▶ _Data supplied_
»»
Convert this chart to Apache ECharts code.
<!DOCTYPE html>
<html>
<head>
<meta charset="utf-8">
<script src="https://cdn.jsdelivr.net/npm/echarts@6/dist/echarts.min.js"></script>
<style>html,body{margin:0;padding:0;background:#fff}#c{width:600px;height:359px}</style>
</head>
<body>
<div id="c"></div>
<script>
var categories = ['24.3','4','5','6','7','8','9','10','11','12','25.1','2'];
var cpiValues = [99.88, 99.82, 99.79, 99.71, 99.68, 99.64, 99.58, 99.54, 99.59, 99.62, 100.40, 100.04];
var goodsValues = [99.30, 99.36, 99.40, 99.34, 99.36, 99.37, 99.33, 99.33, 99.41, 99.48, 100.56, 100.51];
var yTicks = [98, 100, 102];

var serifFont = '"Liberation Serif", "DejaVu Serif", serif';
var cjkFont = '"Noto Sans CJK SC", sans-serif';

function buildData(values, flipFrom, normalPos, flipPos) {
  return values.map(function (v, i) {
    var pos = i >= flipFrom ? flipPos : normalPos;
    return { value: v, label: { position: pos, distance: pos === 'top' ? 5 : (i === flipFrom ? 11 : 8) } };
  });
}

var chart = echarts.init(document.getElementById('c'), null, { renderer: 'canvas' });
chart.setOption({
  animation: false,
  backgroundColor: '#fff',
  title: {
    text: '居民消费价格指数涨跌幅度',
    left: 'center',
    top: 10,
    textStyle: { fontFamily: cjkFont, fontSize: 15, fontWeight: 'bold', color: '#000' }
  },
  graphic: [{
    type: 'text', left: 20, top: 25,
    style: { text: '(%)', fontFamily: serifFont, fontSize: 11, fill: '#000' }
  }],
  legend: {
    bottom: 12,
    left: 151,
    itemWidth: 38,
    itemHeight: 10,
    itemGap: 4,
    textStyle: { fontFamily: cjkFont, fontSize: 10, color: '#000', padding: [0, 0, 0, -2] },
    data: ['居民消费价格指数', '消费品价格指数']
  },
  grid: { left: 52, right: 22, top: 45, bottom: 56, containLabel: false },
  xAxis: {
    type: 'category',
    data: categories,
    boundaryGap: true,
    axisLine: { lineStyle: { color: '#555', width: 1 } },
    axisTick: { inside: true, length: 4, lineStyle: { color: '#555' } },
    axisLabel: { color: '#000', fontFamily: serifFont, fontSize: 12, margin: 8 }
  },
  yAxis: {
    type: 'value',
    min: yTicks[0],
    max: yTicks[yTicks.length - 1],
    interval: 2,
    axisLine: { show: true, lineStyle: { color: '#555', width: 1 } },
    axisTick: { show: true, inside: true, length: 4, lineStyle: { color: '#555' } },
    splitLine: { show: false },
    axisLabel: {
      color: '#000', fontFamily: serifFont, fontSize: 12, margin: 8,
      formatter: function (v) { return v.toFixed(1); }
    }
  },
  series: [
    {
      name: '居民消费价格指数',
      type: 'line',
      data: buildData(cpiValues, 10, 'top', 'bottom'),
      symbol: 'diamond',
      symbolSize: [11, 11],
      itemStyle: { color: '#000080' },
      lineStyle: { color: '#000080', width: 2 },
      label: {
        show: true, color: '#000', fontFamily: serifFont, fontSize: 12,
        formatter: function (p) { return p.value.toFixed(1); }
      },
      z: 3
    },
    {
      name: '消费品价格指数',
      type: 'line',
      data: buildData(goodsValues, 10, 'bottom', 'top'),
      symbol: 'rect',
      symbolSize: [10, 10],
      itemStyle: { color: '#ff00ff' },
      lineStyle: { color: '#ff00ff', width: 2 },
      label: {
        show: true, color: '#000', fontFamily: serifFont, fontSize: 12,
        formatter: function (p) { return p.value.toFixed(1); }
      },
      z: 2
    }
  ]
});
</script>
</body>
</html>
««
»»
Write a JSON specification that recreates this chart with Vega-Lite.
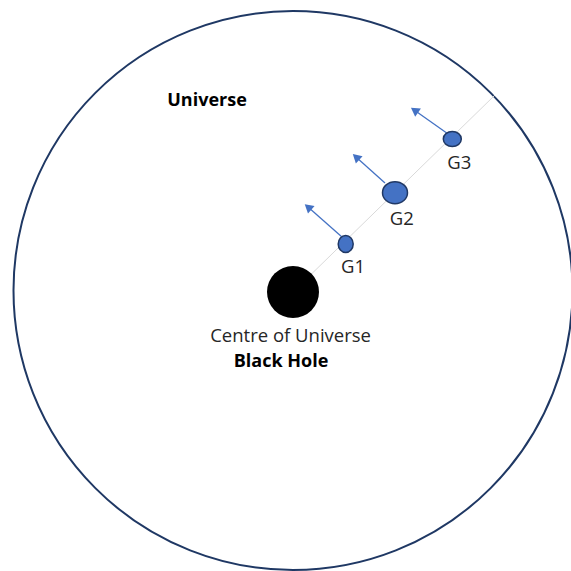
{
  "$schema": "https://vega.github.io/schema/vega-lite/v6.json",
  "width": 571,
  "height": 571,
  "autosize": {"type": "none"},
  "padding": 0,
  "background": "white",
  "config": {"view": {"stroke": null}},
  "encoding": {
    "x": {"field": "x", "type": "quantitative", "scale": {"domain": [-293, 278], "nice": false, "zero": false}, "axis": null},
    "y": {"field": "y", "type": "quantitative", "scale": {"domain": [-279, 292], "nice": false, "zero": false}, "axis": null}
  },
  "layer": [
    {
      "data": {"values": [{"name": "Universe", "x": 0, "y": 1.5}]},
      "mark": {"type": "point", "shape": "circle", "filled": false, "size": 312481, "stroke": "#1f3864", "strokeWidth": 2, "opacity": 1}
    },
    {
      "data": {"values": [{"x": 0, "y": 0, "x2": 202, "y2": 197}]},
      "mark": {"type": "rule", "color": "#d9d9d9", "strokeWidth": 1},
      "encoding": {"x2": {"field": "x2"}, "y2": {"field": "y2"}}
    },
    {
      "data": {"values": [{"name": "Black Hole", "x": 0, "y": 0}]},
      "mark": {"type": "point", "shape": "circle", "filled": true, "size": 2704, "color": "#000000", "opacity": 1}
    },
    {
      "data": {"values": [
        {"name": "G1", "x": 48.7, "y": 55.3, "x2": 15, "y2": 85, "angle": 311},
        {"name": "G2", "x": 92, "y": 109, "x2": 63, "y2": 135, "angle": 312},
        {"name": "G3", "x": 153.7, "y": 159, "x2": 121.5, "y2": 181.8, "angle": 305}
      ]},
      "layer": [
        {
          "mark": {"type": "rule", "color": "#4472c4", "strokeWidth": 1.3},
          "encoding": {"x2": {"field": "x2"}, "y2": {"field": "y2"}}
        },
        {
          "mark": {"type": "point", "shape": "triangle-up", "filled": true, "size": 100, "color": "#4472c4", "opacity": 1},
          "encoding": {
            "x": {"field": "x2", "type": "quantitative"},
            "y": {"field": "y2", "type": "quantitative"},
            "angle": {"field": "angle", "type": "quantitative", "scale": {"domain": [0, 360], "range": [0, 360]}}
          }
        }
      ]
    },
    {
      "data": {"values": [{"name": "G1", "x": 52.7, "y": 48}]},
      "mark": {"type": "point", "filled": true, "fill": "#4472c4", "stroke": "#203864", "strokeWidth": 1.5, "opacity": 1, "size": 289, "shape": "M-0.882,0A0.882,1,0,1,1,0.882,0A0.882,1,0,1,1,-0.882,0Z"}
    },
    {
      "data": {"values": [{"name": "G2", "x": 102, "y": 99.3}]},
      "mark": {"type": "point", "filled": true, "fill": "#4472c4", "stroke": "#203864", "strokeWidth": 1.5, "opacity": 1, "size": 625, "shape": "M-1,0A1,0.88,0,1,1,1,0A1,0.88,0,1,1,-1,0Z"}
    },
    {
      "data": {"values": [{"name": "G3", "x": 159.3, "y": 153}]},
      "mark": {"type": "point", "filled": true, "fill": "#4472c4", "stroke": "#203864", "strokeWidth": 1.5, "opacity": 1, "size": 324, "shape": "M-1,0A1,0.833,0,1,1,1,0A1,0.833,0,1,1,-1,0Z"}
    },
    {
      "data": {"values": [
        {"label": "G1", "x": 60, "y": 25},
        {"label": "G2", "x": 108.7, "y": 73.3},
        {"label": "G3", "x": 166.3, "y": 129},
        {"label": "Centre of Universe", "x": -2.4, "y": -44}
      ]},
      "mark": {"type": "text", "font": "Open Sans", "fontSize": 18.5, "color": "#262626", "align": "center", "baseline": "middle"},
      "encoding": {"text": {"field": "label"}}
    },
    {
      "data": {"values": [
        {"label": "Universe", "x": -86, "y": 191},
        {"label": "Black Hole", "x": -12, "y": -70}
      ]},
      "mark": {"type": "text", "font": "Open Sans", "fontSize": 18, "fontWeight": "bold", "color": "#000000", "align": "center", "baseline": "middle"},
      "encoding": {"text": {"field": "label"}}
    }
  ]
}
««
»»
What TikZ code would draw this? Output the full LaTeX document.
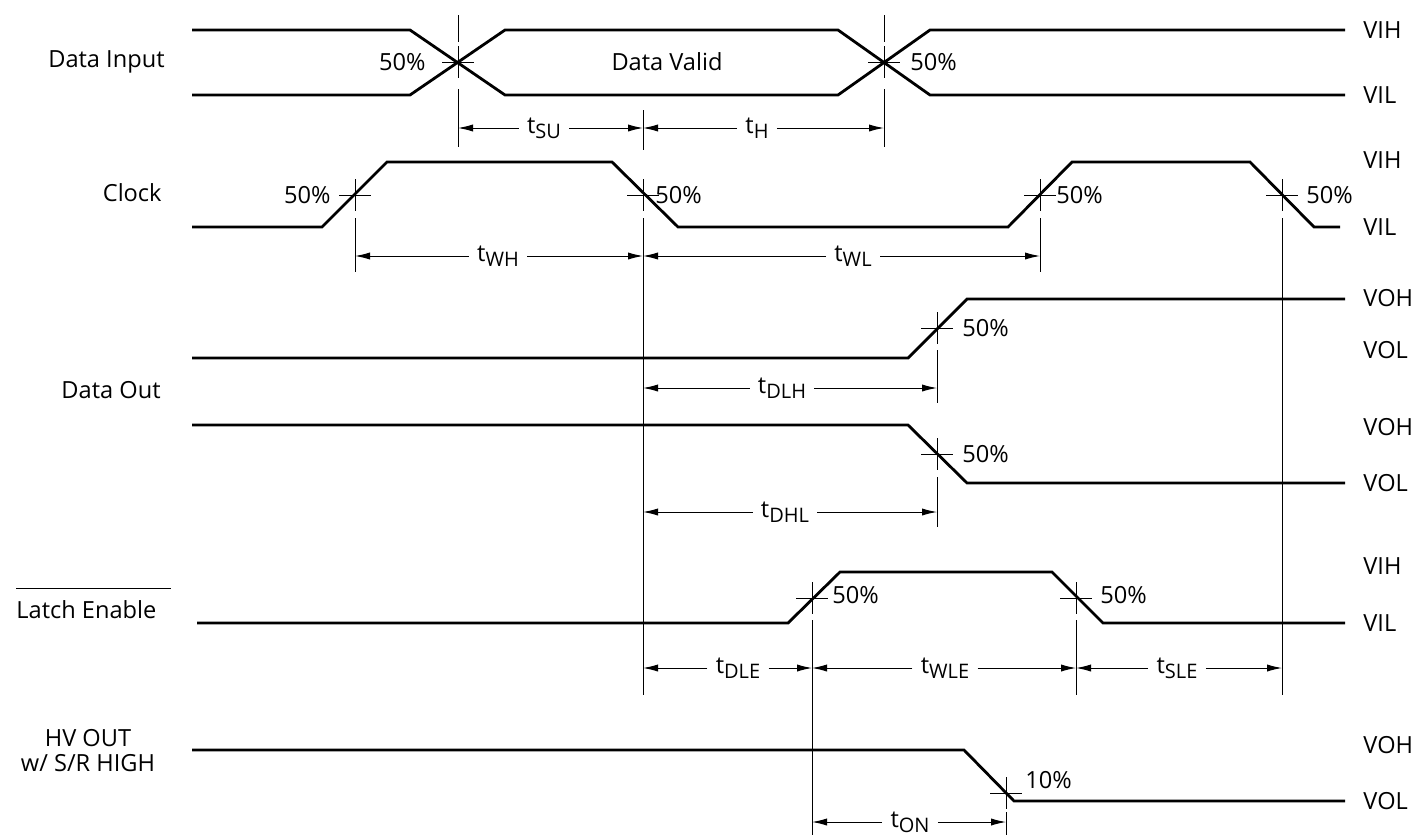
««
Select every line of the material above holding the word "this" and copy it.

▶ _Complete output_
Convert this chart to Apache ECharts code.
Write a JSON specification that recreates this chart with Vega-Lite.
What TikZ code would draw this? Output the full LaTeX document.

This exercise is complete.